Honestly, intimacy does not lack in my relationship in a physical way, nor in an emotional way. The "stars" (joking) are aligned, so much so that 3 1/2 (1 is XSFJ) of the 10 staff I work with are ESFJ. I fortunately survived working with these individuals for years, albeit painful at times. I love them all, truly. I get along with my husband much easier than those I work with, bc of the context of our relationships. Being around so many ESFJs has been a FORCE OF NATURE. I am usually on guard around those co-workers, but I understand where they are coming from and that is usually all it takes for me. My survival has been thinking concretely when my husband gets frustrated, bc his frustrations are always, without fail, bc he is misinterpreting me. Evidently Concrete thinking (him) + abstract talk (me) = offensive concrete nonsense. The other night I realized what my husband thought I was saying and laughed. Then I explained what I was really saying from an abstract perspective, emphasizing the fact that there was NO purpose to my thinking out loud other than curiosity and imagination. My husband said, ah, that's right. You guys don't get a lot done. That's why you are a counselor. And we both laughed.

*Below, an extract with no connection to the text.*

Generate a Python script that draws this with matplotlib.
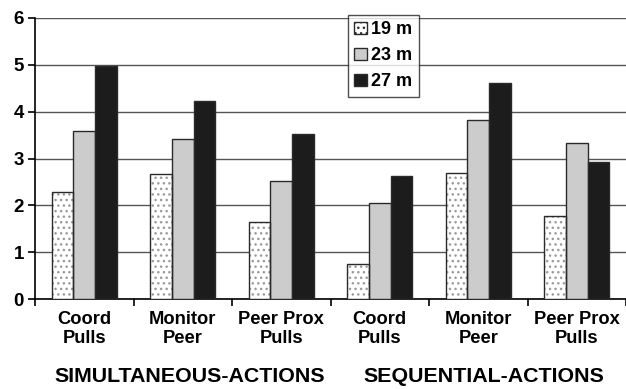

I'm an ENFJ (male) married to an ESFJ. We have a beautiful marriage and a ton of fun. An ESFJ needs a lot of emotional support, which an ENFJ can give. An ENFJ needs approval and to feel loved, and an ESFJ is great at that.
My wife could never be with any of the NT categories. It would seriously destroy her. Even when I go into abstract mode, sometimes it can frustrate her. My Intuitive nature is pretty extreme. But it's all about developing that ability to not only be intuitive. I have a chemistry background and have studied a lot in my life, being 25 and just now graduating with my masters degree. I know how to pay attention to the details, I just have to. So I draw upon that to help her hear what I'm saying. And it's not like I can never do my intuitive thing. My wife actually admires me for the way I can see people's motivations and stuff. But she does a lot that I could never do too, such as thriving on organizing the little details.
She is the most loyal person ever. She does everything in her power to take care of me. She balances me, because I look out for us 5 years down the road, and looks out for us in the moment. I can be manipulative and rip her sometimes. She is so loyal and forgiving though.
It's about maturity, forgiveness, commitment, and love. But what relationship isn't?